A renter in a Band D flat on the Haringey side of the boundary pays £253/year more than someone in a Hackney property. That's over £20/month, and it never appears in the listing.

Woodberry Down, despite its N4 postcode, falls in Hackney, so you're paying the lowest council tax of the three boroughs while living in the newest, most amenity-rich development in the cluster. The Finsbury Park station area itself sits in Islington. Much of Stroud Green and the Harringay Ladder sits in Haringey.

If two flats are otherwise identical and you're deciding between them, it's worth a 30-second check on the council's postcode lookup to confirm which borough you're actually in.


How's the Commute?

This is where Finsbury Park genuinely earns its rental premium. The station is one of the better-connected Zone 2 stops in London.

From Finsbury Park station:

  • King's Cross: 5 minutes on the Victoria line
  • Canary Wharf: around 37 minutes
  • National Rail services run to Moorgate via the Northern City Line

From Manor House (Piccadilly line, Zone 2):

  • King's Cross: 6 minutes
  • Covent Garden: 16 minutes
  • Knightsbridge: 22 minutes

The Victoria line runs up to 36 trains per hour at peak times. The Piccadilly line runs up to 24 per hour. Your choice of sub-pocket partly depends on where you're commuting to.

For City and Moorgate workers, the National Rail service from Finsbury Park to Moorgate is fast and often overlooked. For South Kensington or Knightsbridge, Manor House gives you a direct Piccadilly line ride. For Victoria, Oxford Circus, or Brixton, the Victoria line from Finsbury Park station is the quickest option.

Harringay Overground connects to Highbury and Islington in one stop, giving you access to the Elizabeth line.
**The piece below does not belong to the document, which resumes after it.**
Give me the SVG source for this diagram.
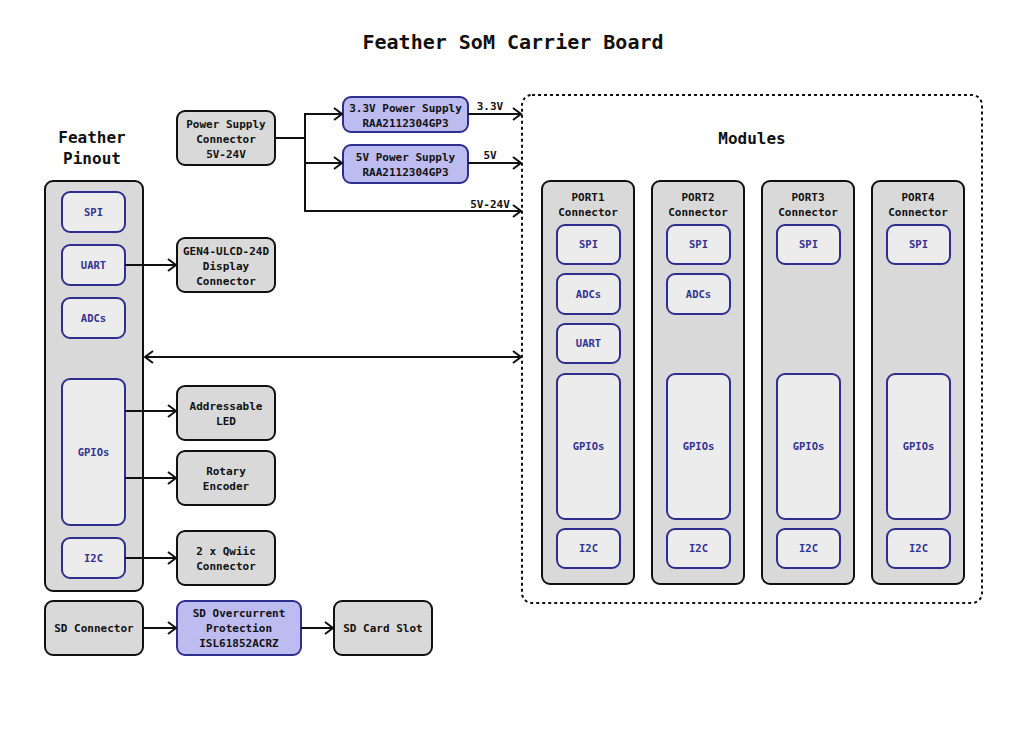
<svg xmlns="http://www.w3.org/2000/svg" width="1027" height="748" viewBox="0 0 1027 748">
<style>
text{font-family:"DejaVu Sans Mono","Liberation Mono",monospace;font-weight:bold;text-anchor:middle;fill:#111}
.g{fill:#d9d9d9;stroke:#111;stroke-width:2}
.p{fill:#bcbcf0;stroke:#2e2e8f;stroke-width:2}
.i{fill:#ececec;stroke:#2e2e8f;stroke-width:2}
.t{font-size:11px}
.b{font-size:10.5px;fill:#33338f}
.h{font-size:16px}
.c{fill:none;stroke:#111;stroke-width:2}
.l{font-size:11px}
</style>
<defs>
<marker id="a" markerWidth="12" markerHeight="14" refX="10" refY="7" orient="auto" markerUnits="userSpaceOnUse">
<path d="M2,1 L10,7 L2,13" fill="none" stroke="#111" stroke-width="2"/>
</marker>
<marker id="s" markerWidth="12" markerHeight="14" refX="2" refY="7" orient="auto" markerUnits="userSpaceOnUse">
<path d="M10,1 L2,7 L10,13" fill="none" stroke="#111" stroke-width="2"/>
</marker>
</defs>
<rect width="1027" height="748" fill="#fff"/>
<text x="513" y="49" style="font-size:20px">Feather SoM Carrier Board</text>

<g id="modules">
<rect x="522" y="95" width="460" height="508" rx="10" fill="none" stroke="#111" stroke-width="2" stroke-dasharray="3,3"/>
<text x="752" y="144" class="h">Modules</text>
</g>

<g id="feather">
<text x="92" y="143" class="h">Feather</text>
<text x="92" y="164" class="h">Pinout</text>
<rect class="g" x="45" y="181" width="98" height="410" rx="8"/>
<rect class="i" x="62" y="192" width="63" height="40" rx="8"/><text class="b" x="93.5" y="216">SPI</text>
<rect class="i" x="62" y="245" width="63" height="40" rx="8"/><text class="b" x="93.5" y="269">UART</text>
<rect class="i" x="62" y="298" width="63" height="40" rx="8"/><text class="b" x="93.5" y="322">ADCs</text>
<rect class="i" x="62" y="379" width="63" height="146" rx="8"/><text class="b" x="93.5" y="456">GPIOs</text>
<rect class="i" x="62" y="538" width="63" height="40" rx="8"/><text class="b" x="93.5" y="562">I2C</text>
</g>

<g id="psc">
<rect class="g" x="177" y="111" width="98" height="54" rx="8"/>
<text class="t" x="226" y="128">Power Supply</text>
<text class="t" x="226" y="143">Connector</text>
<text class="t" x="226" y="158">5V-24V</text>
</g>
<g id="ps33">
<rect class="p" x="343" y="97" width="125" height="35" rx="8"/>
<text class="t" x="405.5" y="112">3.3V Power Supply</text>
<text class="t" x="405.5" y="127">RAA2112304GP3</text>
</g>
<g id="ps5">
<rect class="p" x="343" y="145" width="125" height="38" rx="8"/>
<text class="t" x="405.5" y="161">5V Power Supply</text>
<text class="t" x="405.5" y="176">RAA2112304GP3</text>
</g>
<g id="gen4">
<rect class="g" x="177" y="238" width="98" height="54" rx="8"/>
<text class="t" x="226" y="255">GEN4-ULCD-24D</text>
<text class="t" x="226" y="270">Display</text>
<text class="t" x="226" y="285">Connector</text>
</g>
<g id="led">
<rect class="g" x="177" y="386" width="98" height="54" rx="8"/>
<text class="t" x="226" y="410">Addressable</text>
<text class="t" x="226" y="425">LED</text>
</g>
<g id="rotary">
<rect class="g" x="177" y="451" width="98" height="54" rx="8"/>
<text class="t" x="226" y="475">Rotary</text>
<text class="t" x="226" y="490">Encoder</text>
</g>
<g id="qwiic">
<rect class="g" x="177" y="531" width="98" height="54" rx="8"/>
<text class="t" x="226" y="555">2 x Qwiic</text>
<text class="t" x="226" y="570">Connector</text>
</g>
<g id="sdconn">
<rect class="g" x="45" y="601" width="98" height="54" rx="8"/>
<text class="t" x="94" y="632">SD Connector</text>
</g>
<g id="sdoc">
<rect class="p" x="177" y="601" width="124" height="54" rx="8"/>
<text class="t" x="239" y="617">SD Overcurrent</text>
<text class="t" x="239" y="632">Protection</text>
<text class="t" x="239" y="647">ISL61852ACRZ</text>
</g>
<g id="sdslot">
<rect class="g" x="334" y="601" width="98" height="54" rx="8"/>
<text class="t" x="383" y="632">SD Card Slot</text>
</g>

<g id="port1">
<rect class="g" x="542" y="181" width="92" height="403" rx="8"/>
<text class="t" x="588" y="201">PORT1</text><text class="t" x="588" y="216">Connector</text>
<rect class="i" x="557" y="225" width="63" height="39" rx="8"/><text class="b" x="588.5" y="248">SPI</text>
<rect class="i" x="557" y="274" width="63" height="40" rx="8"/><text class="b" x="588.5" y="298">ADCs</text>
<rect class="i" x="557" y="324" width="63" height="39" rx="8"/><text class="b" x="588.5" y="347">UART</text>
<rect class="i" x="557" y="374" width="63" height="145" rx="8"/><text class="b" x="588.5" y="450">GPIOs</text>
<rect class="i" x="557" y="529" width="63" height="39" rx="8"/><text class="b" x="588.5" y="552">I2C</text>
</g>
<g id="port2">
<rect class="g" x="652" y="181" width="92" height="403" rx="8"/>
<text class="t" x="698" y="201">PORT2</text><text class="t" x="698" y="216">Connector</text>
<rect class="i" x="667" y="225" width="63" height="39" rx="8"/><text class="b" x="698.5" y="248">SPI</text>
<rect class="i" x="667" y="274" width="63" height="40" rx="8"/><text class="b" x="698.5" y="298">ADCs</text>
<rect class="i" x="667" y="374" width="63" height="145" rx="8"/><text class="b" x="698.5" y="450">GPIOs</text>
<rect class="i" x="667" y="529" width="63" height="39" rx="8"/><text class="b" x="698.5" y="552">I2C</text>
</g>
<g id="port3">
<rect class="g" x="762" y="181" width="92" height="403" rx="8"/>
<text class="t" x="808" y="201">PORT3</text><text class="t" x="808" y="216">Connector</text>
<rect class="i" x="777" y="225" width="63" height="39" rx="8"/><text class="b" x="808.5" y="248">SPI</text>
<rect class="i" x="777" y="374" width="63" height="145" rx="8"/><text class="b" x="808.5" y="450">GPIOs</text>
<rect class="i" x="777" y="529" width="63" height="39" rx="8"/><text class="b" x="808.5" y="552">I2C</text>
</g>
<g id="port4">
<rect class="g" x="872" y="181" width="92" height="403" rx="8"/>
<text class="t" x="918" y="201">PORT4</text><text class="t" x="918" y="216">Connector</text>
<rect class="i" x="887" y="225" width="63" height="39" rx="8"/><text class="b" x="918.5" y="248">SPI</text>
<rect class="i" x="887" y="374" width="63" height="145" rx="8"/><text class="b" x="918.5" y="450">GPIOs</text>
<rect class="i" x="887" y="529" width="63" height="39" rx="8"/><text class="b" x="918.5" y="552">I2C</text>
</g>

<g id="connectors">
<path class="c" d="M275,138 H305"/>
<path class="c" d="M305,114 V211 H521" marker-end="url(#a)"/>
<path class="c" d="M304,114 H342" marker-end="url(#a)"/>
<path class="c" d="M305,163 H342" marker-end="url(#a)"/>
<path class="c" d="M468,114 H521" marker-end="url(#a)"/>
<path class="c" d="M468,163 H521" marker-end="url(#a)"/>
<text class="l" x="490" y="110">3.3V</text>
<text class="l" x="490" y="159">5V</text>
<text class="l" x="490" y="208">5V-24V</text>
<path class="c" d="M125,265 H176" marker-end="url(#a)"/>
<path class="c" d="M145,357 H521" marker-start="url(#s)" marker-end="url(#a)"/>
<path class="c" d="M125,411 H176" marker-end="url(#a)"/>
<path class="c" d="M125,478 H176" marker-end="url(#a)"/>
<path class="c" d="M125,558 H176" marker-end="url(#a)"/>
<path class="c" d="M143,628 H176" marker-end="url(#a)"/>
<path class="c" d="M301,628 H333" marker-end="url(#a)"/>
</g>
</svg>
Crouch Hill Overground, useful for Stroud Green, connects to Dalston and Shepherd's Bush on the same route. Neither matches Finsbury Park station for raw speed into Central London, but for some commutes they're perfectly fine and the rents reflect the slight inconvenience.
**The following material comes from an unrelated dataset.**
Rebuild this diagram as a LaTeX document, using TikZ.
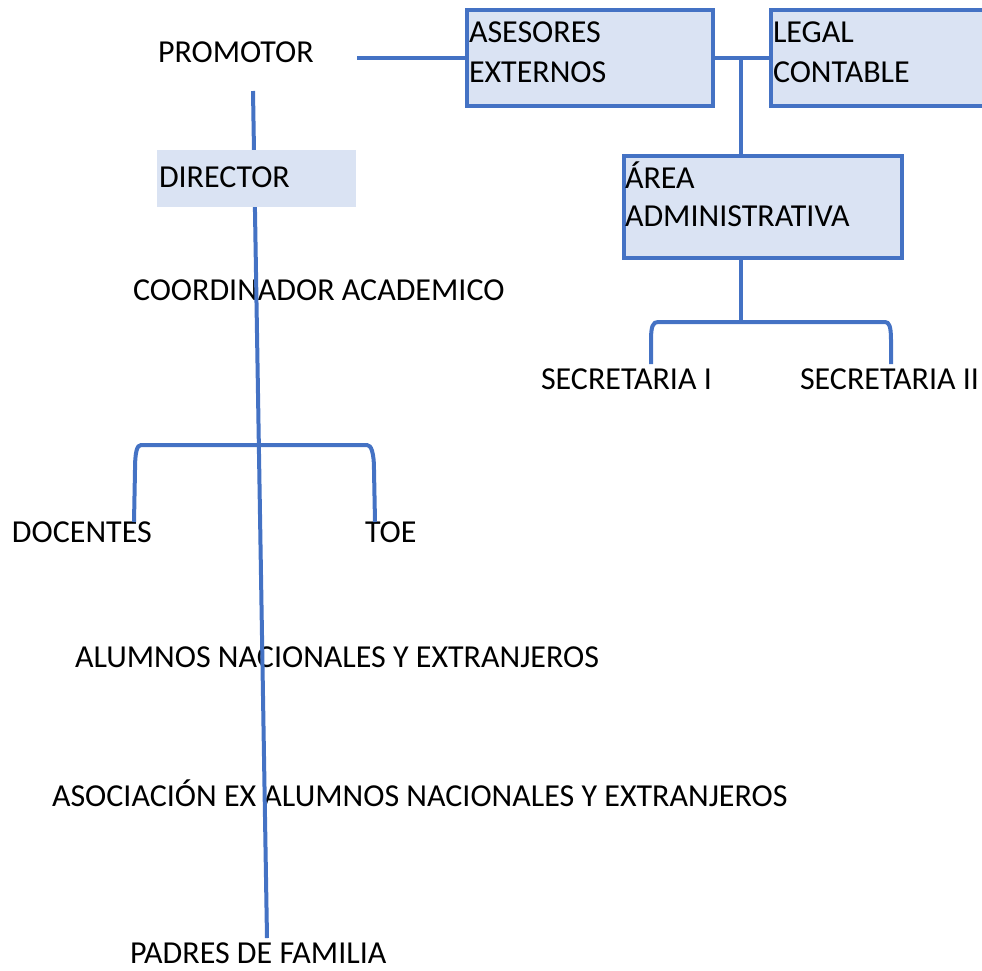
\documentclass[tikz,border=0pt]{standalone}
\usepackage{fontspec}
\setmainfont{Carlito}
\definecolor{lineblue}{HTML}{4472C4}
\definecolor{boxfill}{HTML}{DAE3F3}
\tikzset{
  lbl/.style={anchor=base west, inner sep=0pt, outer sep=0pt, font=\fontsize{32}{39}\selectfont, text=black},
  orgbox/.style={draw=lineblue, fill=boxfill, line width=4pt, inner sep=0pt, outer sep=0pt},
  conn/.style={draw=lineblue, line width=4pt},
}
\begin{document}
\begin{tikzpicture}[x=1pt,y=-1pt]
\useasboundingbox (0,0) rectangle (982,970);
% boxes
\node[orgbox, minimum width=246pt, minimum height=96pt] (asesores) at (590,58) {};
\node[orgbox, minimum width=224pt, minimum height=96pt] (legal) at (883,58) {};
\node[orgbox, minimum width=278pt, minimum height=102pt] (area) at (763,207) {};
% texts
\node[lbl] (promotor) at (158,62) {PROMOTOR};
\node[lbl] (coord) at (133,300) {COORDINADOR ACADEMICO};
\node[lbl] (docentes) at (12,542) {DOCENTES};
\node[lbl] (toe) at (365,542) {TOE};
\node[lbl] (alumnos) at (75,667) {ALUMNOS NACIONALES Y EXTRANJEROS};
\node[lbl] (asoc) at (52,806) {ASOCIACIÓN EX ALUMNOS NACIONALES Y EXTRANJEROS};
\node[lbl] (padres) at (130,963) {PADRES DE FAMILIA};
\node[lbl] (sec1) at (541,389) {SECRETARIA I};
\node[lbl] (sec2) at (800,389) {SECRETARIA II};
\node[lbl] (asesores1) at (469,42) {ASESORES};
\node[lbl] (asesores2) at (469,82) {EXTERNOS};
\node[lbl] (legal1) at (773,42) {LEGAL};
\node[lbl] (legal2) at (773,82) {CONTABLE};
\node[lbl] (area1) at (625,188) {ÁREA};
\node[lbl] (area2) at (625,226) {ADMINISTRATIVA};
% coordinates
\coordinate (promR) at (357,58);
\coordinate (mainTop) at (253,91);
\coordinate (mainBot) at (267,938);
\coordinate (adminJ) at (741,58);
\coordinate (secJ) at (741,322);
\coordinate (sec1T) at (651,364);
\coordinate (sec2T) at (891,364);
\coordinate (docT) at (134,522);
\coordinate (toeT) at (375,522);
% connectors
\draw[conn] (promR) -- (promR -| asesores.west);
\draw[conn] (asesores.east) -- (legal.west);
\draw[conn] (adminJ) -- (adminJ |- area.north);
\draw[conn] (adminJ |- area.south) -- (secJ);
\draw[conn] (sec1T) -- (651,340) .. controls (651,326) and (653,322) .. (658,322) -- (885,322) .. controls (889,322) and (891,326) .. (891,340) -- (sec2T);
\draw[conn] (mainTop) -- (mainBot);
\draw[conn] (docT) -- (135,470) .. controls (135,452) and (137,445) .. (141,445) -- (367,445) .. controls (371,445) and (374,452) .. (374,470) -- (toeT);
% director
\node[fill=boxfill, inner sep=0pt, minimum width=199pt, minimum height=57pt] (directorbg) at (256.5,178.5) {};
\node[lbl] (director) at (159,187) {DIRECTOR};
\end{tikzpicture}
\end{document}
What's It Actually Like to Live There?

Finsbury Park station area: Arsenal's stadium is ten minutes' walk down Blackstock Road. On matchdays, that stretch gets busy and loud. Summer festivals in the park itself, including some of the largest outdoor concerts in London, mean weekend noise from June through August. Worth factoring in if you're a light sleeper facing the park.
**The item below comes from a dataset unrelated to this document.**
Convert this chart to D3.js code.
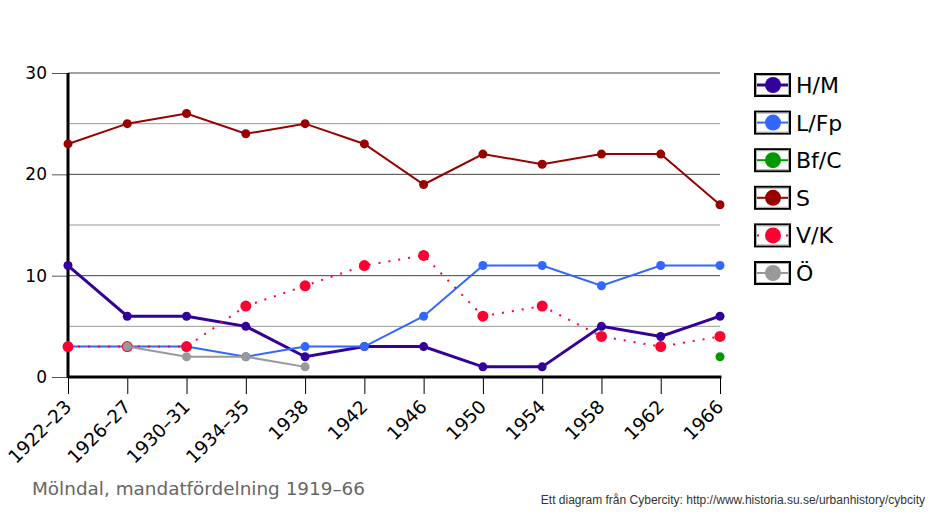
<!DOCTYPE html>
<html>
<head>
  <meta charset="utf-8">
  <script src="https://d3js.org/d3.v7.min.js"></script>
  <style>
    body { margin: 0; background: #fff; }
    svg { display: block; }
  </style>
</head>
<body>
  <script>
    // election years (x categories)
    const years = ["1922–23", "1926–27", "1930–31", "1934–35", "1938", "1942",
      "1946", "1950", "1954", "1958", "1962", "1966"];

    // seats per party, null = not represented
    const hm   = [11, 6, 6, 5, 2, 3, 3, 1, 1, 5, 4, 6];
    const lfp  = [3, 3, 3, 2, 3, 3, 6, 11, 11, 9, 11, 11];
    const bfc  = [null, null, null, null, null, null, null, null, null, null, null, 2];
    const s    = [23, 25, 26, 24, 25, 23, 19, 22, 21, 22, 22, 17];
    const vk   = [3, 3, 3, 7, 9, 11, 12, 6, 7, 4, 3, 4];
    const ovr  = [null, 3, 2, 2, 1, null, null, null, null, null, null, null];

    const yTicks = [0, 10, 20, 30];
    const yMinor = [5, 15, 25];

    const series = [
      { name: "H/M",  values: hm,  color: "#330099", width: 3, dash: null, r: 4.5 },
      { name: "L/Fp", values: lfp, color: "#3366ff", width: 2, dash: null, r: 4.5 },
      { name: "Bf/C", values: bfc, color: "#009900", width: 2, dash: null, r: 4.5 },
      { name: "S",    values: s,   color: "#990000", width: 2, dash: null, r: 4.5 },
      { name: "V/K",  values: vk,  color: "#ff0033", width: 2, dash: "2,8", r: 5.5 },
      { name: "Ö",    values: ovr, color: "#999999", width: 2, dash: null, r: 4.5 }
    ];

    const W = 938, H = 521;
    const plotL = 68, plotR = 720, plotT = 73, plotB = 377;
    const font = "DejaVu Sans, Verdana, sans-serif";

    const svg = d3.select("body").append("svg")
      .attr("width", W).attr("height", H);

    const x = d3.scalePoint().domain(years).range([plotL, plotR]);
    const y = d3.scaleLinear().domain([0, 30]).range([plotB, plotT]);

    // minor grid
    svg.append("g").selectAll("line").data(yMinor).join("line")
      .attr("x1", plotL).attr("x2", plotR)
      .attr("y1", d => y(d)).attr("y2", d => y(d))
      .attr("stroke", "#999").attr("stroke-width", 1);

    // major grid
    svg.append("g").selectAll("line").data(yTicks.slice(1)).join("line")
      .attr("x1", plotL).attr("x2", plotR)
      .attr("y1", d => y(d)).attr("y2", d => y(d))
      .attr("stroke", "#444").attr("stroke-width", 1);

    const yAxis = svg.append("g")
      .attr("transform", `translate(${plotL},0)`)
      .call(d3.axisLeft(y).tickValues(yTicks).tickSize(16).tickPadding(5));
    yAxis.select(".domain").remove();
    yAxis.selectAll(".tick line").attr("stroke", "#555");
    yAxis.selectAll("text")
      .attr("font-family", font)
      .attr("font-size", 17).attr("fill", "#000");

    const xAxis = svg.append("g")
      .attr("transform", `translate(0,${plotB})`)
      .call(d3.axisBottom(x).tickSize(17));
    xAxis.select(".domain").remove();
    xAxis.selectAll(".tick line").attr("stroke", "#000");
    xAxis.selectAll("text")
      .attr("font-family", font)
      .attr("font-size", 18.5).attr("fill", "#000")
      .attr("text-anchor", "end")
      .attr("x", 0).attr("y", 0).attr("dy", 0)
      .attr("transform", "translate(4,31) rotate(-45)");

    // axis lines
    svg.append("line")
      .attr("x1", plotL).attr("x2", plotL).attr("y1", plotT).attr("y2", plotB + 1)
      .attr("stroke", "#000").attr("stroke-width", 3);
    svg.append("line")
      .attr("x1", plotL).attr("x2", plotR + 1.5).attr("y1", plotB).attr("y2", plotB)
      .attr("stroke", "#000").attr("stroke-width", 3);

    const line = d3.line()
      .defined(d => d != null)
      .x((d, i) => x(years[i]))
      .y(d => y(d));

    series.forEach(sr => {
      svg.append("path")
        .datum(sr.values)
        .attr("fill", "none")
        .attr("stroke", sr.color)
        .attr("stroke-width", sr.width)
        .attr("stroke-dasharray", sr.dash)
        .attr("d", line);

      svg.append("g").selectAll("circle")
        .data(sr.values.map((v, i) => ({ v, i })).filter(d => d.v != null))
        .join("circle")
        .attr("cx", d => x(years[d.i]))
        .attr("cy", d => y(d.v))
        .attr("r", sr.r)
        .attr("fill", sr.color);
    });

    // legend
    const legend = svg.append("g").attr("transform", "translate(755,74)");
    series.forEach((sr, i) => {
      const g = legend.append("g").attr("transform", `translate(0,${i * 37.6})`);
      g.append("rect")
        .attr("x", 0).attr("y", 0).attr("width", 35).attr("height", 22)
        .attr("fill", "#fff").attr("stroke", "#000").attr("stroke-width", 2);
      g.append("rect")
        .attr("x", 1.5).attr("y", 1.5).attr("width", 32).attr("height", 19)
        .attr("fill", "none").attr("stroke", "#aaa").attr("stroke-width", 1);
      g.append("line")
        .attr("x1", 2).attr("x2", 33).attr("y1", 11).attr("y2", 11)
        .attr("stroke", sr.color).attr("stroke-width", sr.width)
        .attr("stroke-dasharray", sr.dash ? "2,27" : null);
      g.append("circle")
        .attr("cx", 18).attr("cy", 11).attr("r", 8)
        .attr("fill", sr.color);
      g.append("text")
        .attr("x", 41).attr("y", 11).attr("dy", "0.36em")
        .attr("font-family", font)
        .attr("font-size", 22).attr("fill", "#000")
        .text(sr.name);
    });

    svg.append("text")
      .attr("x", 32).attr("y", 495)
      .attr("font-family", font)
      .attr("font-size", 18.4).attr("fill", "#666")
      .text("Mölndal, mandatfördelning 1919–66");

    svg.append("text")
      .attr("x", 925).attr("y", 504)
      .attr("text-anchor", "end")
      .attr("font-family", "Liberation Sans, Arial, sans-serif")
      .attr("font-size", 12).attr("fill", "#333")
      .text("Ett diagram från Cybercity: http://www.historia.su.se/urbanhistory/cybcity");
  </script>
</body>
</html>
Stroud Green: The most village-like of the four pockets. Stroud Green Road has independent cafés, a decent farmers' market vibe, and noticeably less noise than the station end. Rents are lower than the station vicinity and the Woodberry Down new-builds. The feel is closer to Crouch End without the Crouch End prices.

Harringay Ladder: The streets running east off Green Lanes (Frobisher, Beresford, Pemberton and so on) are Victorian terraces, mostly converted into flats. Green Lanes itself has one of the most concentrated strips of Turkish restaurants, bakeries, and supermarkets in London. The tradeoff is traffic noise on Green Lanes and some road noise on the Ladder streets themselves. Rents here represent some of the best value in the cluster for two-beds.

Woodberry Down: Quiet, managed, and feels different from the rest of N4. The reservoir walk is the neighbourhood's best feature. It's a 20-minute walk to Finsbury Park itself, and the new-build character means less of the period-conversion charm you get elsewhere. It suits people who want a clean, modern flat with amenities and don't mind paying for it.


So Which Pocket Should You Choose?

If commute speed is the priority, the station vicinity or Manor House gives you the fastest Central London access. If you want the best value two-bed right now, Harringay Ladder at £1,950/month is hard to beat. If you want modern and low-maintenance, Woodberry Down at £2,150–£2,300/month for a one-bed is the obvious choice, and you'll pay the cheapest council tax of the three boroughs as a bonus. If you want a quieter residential feel without going full Crouch End, Stroud Green sits in the sweet spot.

One thing worth doing before you sign anything: check which borough the property is actually in. It takes two minutes and it affects your council tax, your landlord licensing rules, and in some cases your bin collection. Three boroughs meet in this postcode. Most listings won't tell you which one you're in.